Those with access to physical paper encountered quite a splash on the cover of this morning’s New York Times. Leonard Lauder, the eldest son of Joseph and Estée Lauder, donated cubist art appraised at approximately $1 billion dollars to the Metropolitan. The collection was donated with no strings attached. The Met may curate the pieces in any manner that suits their sensibilities. A public exhibition is scheduled for Fall 2014.
Art lovers are probably familiar with Leonard’s younger brother, Ronald. He is the owner of the Neue Gallerie on the Upper East Side. That museum sits a few blocks from the future home of Leonard’s cubist masterpieces. Both men started to collect early in life. Ronald bought his first Egon Schiele with bar mitzvah money.

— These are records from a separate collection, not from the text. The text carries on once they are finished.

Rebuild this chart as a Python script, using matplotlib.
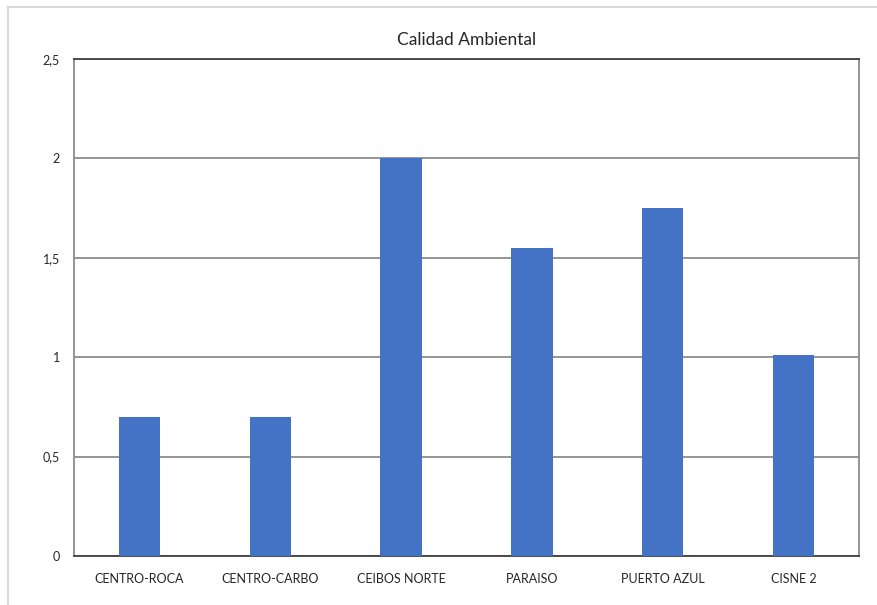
import matplotlib
matplotlib.use("Agg")
import matplotlib.pyplot as plt
from matplotlib.lines import Line2D
from matplotlib.ticker import FuncFormatter

categories = ["CENTRO-ROCA", "CENTRO-CARBO", "CEIBOS NORTE", "PARAISO", "PUERTO AZUL", "CISNE 2"]
values = [0.70, 0.70, 2.00, 1.55, 1.75, 1.01]
y_ticks = [0, 0.5, 1, 1.5, 2, 2.5]
title = "Calidad Ambiental"

plt.rcParams["font.family"] = ["Lato", "DejaVu Sans"]

fig = plt.figure(figsize=(8.78, 6.05), dpi=100)
ax = fig.add_axes([74 / 878, 49 / 605, 785 / 878, 497 / 605])

x = range(len(categories))
ax.bar(x, values, width=0.317, color="#4472C4", zorder=3)

ax.set_xlim(-0.5, len(categories) - 0.5)
ax.set_ylim(0, 2.5)
ax.set_yticks(y_ticks)
ax.yaxis.set_major_formatter(FuncFormatter(lambda v, p: ("%g" % v).replace(".", ",")))
ax.set_xticks(list(x))
ax.set_xticklabels(categories)
ax.tick_params(axis="both", length=0, labelsize=9, colors="#262626")
ax.tick_params(axis="y", pad=10)
ax.tick_params(axis="x", pad=12)

ax.grid(axis="y", color="#8c8c8c", linewidth=1.3, zorder=0)
ax.set_axisbelow(True)
for side in ("top", "bottom"):
    ax.spines[side].set_color("#404040")
    ax.spines[side].set_linewidth(1.3)
for side in ("left", "right"):
    ax.spines[side].set_color("#8c8c8c")
    ax.spines[side].set_linewidth(1.3)

ax.set_title(title, fontsize=12.5, color="#262626", pad=10)

# light frame around the chart area
fig.add_artist(Line2D([8 / 878, 8 / 878], [0, 1 - 7 / 605], transform=fig.transFigure,
                      color="#d9d9d9", linewidth=1.5))
fig.add_artist(Line2D([8 / 878, 1], [1 - 7 / 605, 1 - 7 / 605], transform=fig.transFigure,
                      color="#d9d9d9", linewidth=1.5))

fig.savefig("out.png", dpi=100)
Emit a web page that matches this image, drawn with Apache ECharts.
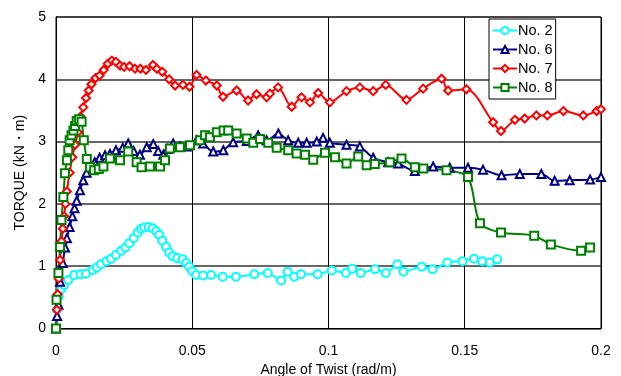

I will say this about the Lauders: they know what they’re doing. A specialized collection is much more interesting than an assortment of art. Ronald specialized in German art in general and German expressionism in particular. This narrow focus produced one of the finest collections of that sort in the world. And while his wealthy peers made big splashes as Christie’s gavels dropped, Leonard quietly built what could possibly be the finest collection of cubism in the world.
While me may take issue with the rules in this game, it’s hard to say they don’t work to the public’s benefit. A private collection is about to go public in one of the finest museums in the country. We’re all slightly richer for it.